In ultimo c'è questo copione che si ripete, in cui il Presidente degli USA fa dichiarazioni di politica estera che vengono quasi sistematicamente contraddette o "corrette" da parte di questo o quel settore della macchina burocratica statunitense, e che rappresenta la massima incognita per il Medio Oriente e anche al di là dei suoi confini. Si tratta di un copione che vede il Presidente isolato, intanto che i funzionari vuotano di autorevolezza esecutiva le sue affermazioni che poi vengono fatte proprie o smentite dall'apparato burocratico. Per quello che riguarda la condotta della politica estera, Trump sta diventando quasi irrilevante.

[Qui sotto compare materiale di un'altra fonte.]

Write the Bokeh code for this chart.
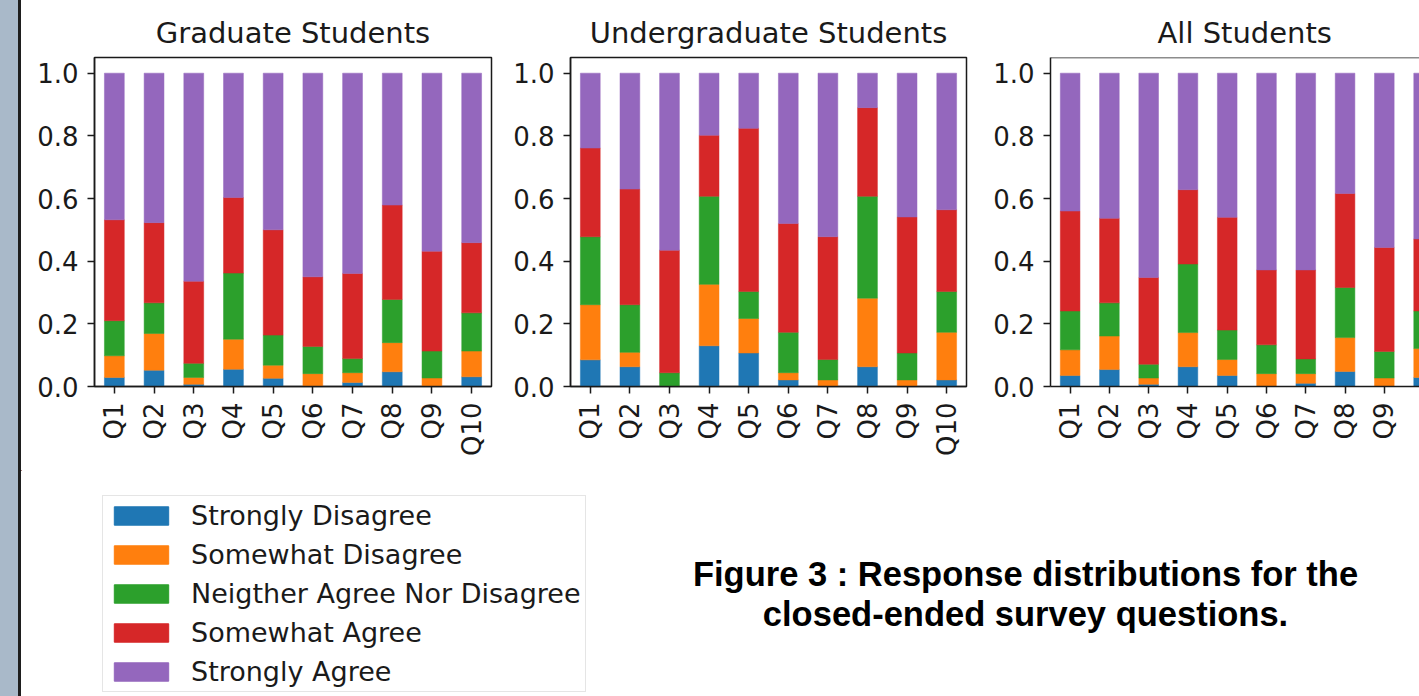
from math import pi
from bokeh.plotting import figure
from bokeh.models import (ColumnDataSource, Range1d, FixedTicker, PrintfTickFormatter,
                          Legend, LegendItem, Label, Div, Span, Row, Column)
from bokeh.embed import file_html
from bokeh.resources import INLINE

questions = ["Q1", "Q2", "Q3", "Q4", "Q5", "Q6", "Q7", "Q8", "Q9", "Q10"]
levels = ["Strongly Disagree", "Somewhat Disagree", "Neigther Agree Nor Disagree",
          "Somewhat Agree", "Strongly Agree"]
colors = ["#1f77b4", "#ff7f0e", "#2ca02c", "#d62728", "#9467bd"]
y_ticks = [0.0, 0.2, 0.4, 0.6, 0.8, 1.0]

# Graduate students (share of responses per level)
grad_strongly_disagree = [0.029, 0.052, 0.007, 0.055, 0.026, 0.000, 0.013, 0.047, 0.000, 0.031]
grad_somewhat_disagree = [0.069, 0.117, 0.022, 0.096, 0.042, 0.041, 0.031, 0.093, 0.027, 0.082]
grad_neither = [0.112, 0.098, 0.045, 0.211, 0.096, 0.087, 0.045, 0.138, 0.086, 0.122]
grad_somewhat_agree = [0.322, 0.256, 0.262, 0.241, 0.336, 0.222, 0.272, 0.301, 0.319, 0.224]
grad_strongly_agree = [0.468, 0.477, 0.664, 0.397, 0.500, 0.650, 0.639, 0.421, 0.568, 0.541]

# Undergraduate students
ugrad_strongly_disagree = [0.085, 0.063, 0.000, 0.130, 0.107, 0.021, 0.000, 0.063, 0.000, 0.021]
ugrad_somewhat_disagree = [0.176, 0.046, 0.000, 0.196, 0.110, 0.023, 0.021, 0.219, 0.021, 0.152]
ugrad_neither = [0.217, 0.152, 0.044, 0.281, 0.086, 0.129, 0.065, 0.325, 0.086, 0.130]
ugrad_somewhat_agree = [0.283, 0.369, 0.391, 0.195, 0.521, 0.347, 0.392, 0.283, 0.434, 0.261]
ugrad_strongly_agree = [0.239, 0.370, 0.565, 0.198, 0.176, 0.480, 0.522, 0.110, 0.459, 0.436]

# All students
all_strongly_disagree = [0.035, 0.054, 0.007, 0.063, 0.035, 0.000, 0.010, 0.048, 0.000, 0.029]
all_somewhat_disagree = [0.082, 0.107, 0.020, 0.109, 0.051, 0.041, 0.031, 0.108, 0.027, 0.092]
all_neither = [0.124, 0.106, 0.044, 0.219, 0.094, 0.092, 0.047, 0.160, 0.085, 0.120]
all_somewhat_agree = [0.319, 0.270, 0.277, 0.237, 0.360, 0.239, 0.284, 0.300, 0.332, 0.230]
all_strongly_agree = [0.440, 0.463, 0.652, 0.372, 0.460, 0.628, 0.628, 0.384, 0.556, 0.529]

FONT = "DejaVu Sans"
INK = "#1a1a1a"


def make_panel(title, series, width, b_left, b_right, x_end, outline=True,
               title_align="center", title_offset=0):
    p = figure(width=width, height=470, x_range=Range1d(-0.5, x_end),
               y_range=Range1d(0, 1.05), output_backend="svg", toolbar_location=None,
               min_border_left=b_left, min_border_right=b_right,
               min_border_top=57, min_border_bottom=84, title=title, margin=0)
    p.title.text_font = FONT
    p.title.text_font_size = "29px"
    p.title.text_font_style = "normal"
    p.title.text_color = INK
    p.title.align = title_align
    p.title.offset = title_offset
    p.title.standoff = 15
    p.grid.visible = False
    p.background_fill_color = "white"
    p.border_fill_color = "white"
    if outline:
        p.outline_line_color = INK
        p.outline_line_width = 1.5
        p.outline_line_alpha = 1
    else:
        p.outline_line_color = None
        p.add_layout(Span(location=1.05, dimension="width", line_color=INK, line_width=1.5))
    data = {"x": list(range(len(questions)))}
    keys = []
    for i, s in enumerate(series):
        data[f"s{i}"] = s
        keys.append(f"s{i}")
    src = ColumnDataSource(data)
    p.vbar_stack(keys, x="x", width=0.5, color=colors, line_width=0.5, source=src)
    for ax in (p.xaxis[0], p.yaxis[0]):
        ax.axis_line_color = INK
        ax.axis_line_width = 1.5
        ax.major_tick_line_color = INK
        ax.major_tick_line_width = 1.5
        ax.major_tick_in = 0
        ax.major_tick_out = 7
        ax.minor_tick_line_color = None
        ax.major_label_text_font = FONT
        ax.major_label_text_font_size = "26px"
        ax.major_label_text_color = INK
    p.xaxis.ticker = FixedTicker(ticks=list(range(len(questions))))
    p.xaxis.major_label_overrides = {i: q for i, q in enumerate(questions)}
    p.xaxis.major_label_orientation = pi / 2
    p.xaxis.major_label_standoff = 9
    p.yaxis.ticker = FixedTicker(ticks=y_ticks)
    p.yaxis.formatter = PrintfTickFormatter(format="%.1f")
    p.yaxis.major_label_standoff = 9
    return p


f1 = make_panel("Graduate Students",
                [grad_strongly_disagree, grad_somewhat_disagree, grad_neither,
                 grad_somewhat_agree, grad_strongly_agree],
                width=489, b_left=73, b_right=19, x_end=9.5)
f2 = make_panel("Undergraduate Students",
                [ugrad_strongly_disagree, ugrad_somewhat_disagree, ugrad_neither,
                 ugrad_somewhat_agree, ugrad_strongly_agree],
                width=480, b_left=59, b_right=24, x_end=9.5)
f3 = make_panel("All Students",
                [all_strongly_disagree, all_somewhat_disagree, all_neither,
                 all_somewhat_agree, all_strongly_agree],
                width=429, b_left=56, b_right=0, x_end=-0.5 + 373 / 39.7,
                outline=False, title_align="left", title_offset=107)

# bottom area: legend + caption (range = page pixel coordinates)
bf = figure(width=1398, height=226, x_range=Range1d(21, 1419), y_range=Range1d(696, 470),
            output_backend="svg", toolbar_location=None, x_axis_type=None, y_axis_type=None,
            min_border=0, margin=0)
bf.outline_line_color = None
bf.grid.visible = False
items = []
for lvl, c in zip(levels, colors):
    # legend swatch renderer, placed outside the visible range
    r = bf.vbar(x=[-5000], top=[0], width=1, color=c)
    items.append(LegendItem(label=lvl, renderers=[r]))
legend = Legend(items=items, location=(81, 4), glyph_width=68, glyph_height=23,
                label_text_font=FONT, label_text_font_size="27px", label_text_color=INK,
                spacing=8, padding=4, margin=0, label_standoff=16,
                border_line_color="#cccccc", border_line_width=1.5,
                background_fill_color="white", background_fill_alpha=1)
bf.add_layout(legend)
for txt, yy in [("Figure 3 : Response distributions for the", 573),
                ("closed-ended survey questions.", 613)]:
    bf.add_layout(Label(x=1025, y=yy, text=txt, text_align="center", text_baseline="middle",
                        text_font="Liberation Sans", text_font_style="bold",
                        text_font_size="34.5px", text_color="black"))

strip = Div(text="", width=21, height=696, margin=0,
            styles={"background": "linear-gradient(to right, #a9b9c9 0px, #a9b9c9 18px, "
                                  "#1e1e1e 18px, #1e1e1e 21px)",
                    "min-height": "696px"})

layout = Row(children=[strip, Column(children=[Row(children=[f1, f2, f3], margin=0), bf],
                                     margin=0)],
             margin=0)

open("out.html", "w").write(file_html(layout, INLINE))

Ci troviamo davanti a un tacito processo -portato avanti con consapevolezza- per rimuovere passo per passo Trump dalla sua posizione di potere? Siamo davanti a una serie di iniziative che puntano a svuotare le sue prerogative presidenziali, lasciandogli di fatto solo il ruolo di molesto utente di Twitter, senza tirare in mezzo il trambusto e la confusione che comporterebbe una sua formale rimozione dalla carica? Staremo a vedere.
E cosa succederà a quel punto? Come osserva Simon Henderson, non si può essere sicuri di niente. Si resta a chiedersi
"...che ne è del gran tour per le capitali mediorientali del Segretario Pompeo? In breve, Pompeo sta cercando di rivendere e/o di spiegare agli amici degli USA la politica di Trump sull'abbandono della Siria... Amman in Giordania, il Cairo in Egitto, Manama nel Bahrein, Abu Dhabi negli Emirati Arabi Uniti, Doha nel Qatar, Riyadh in Arabia Saudita, Masqat nell'Oman e Kuwait City in Kuwait. Accidenti: anche con un jet privato a disposizione e senza dover fare la fila al controllo passaporti, è un viaggio massacrante... Il fatto che siano previste otto tappe in otto giorni probabilmente rispecchia la grande quantità di spiegazioni che c'è bisogno di fornire."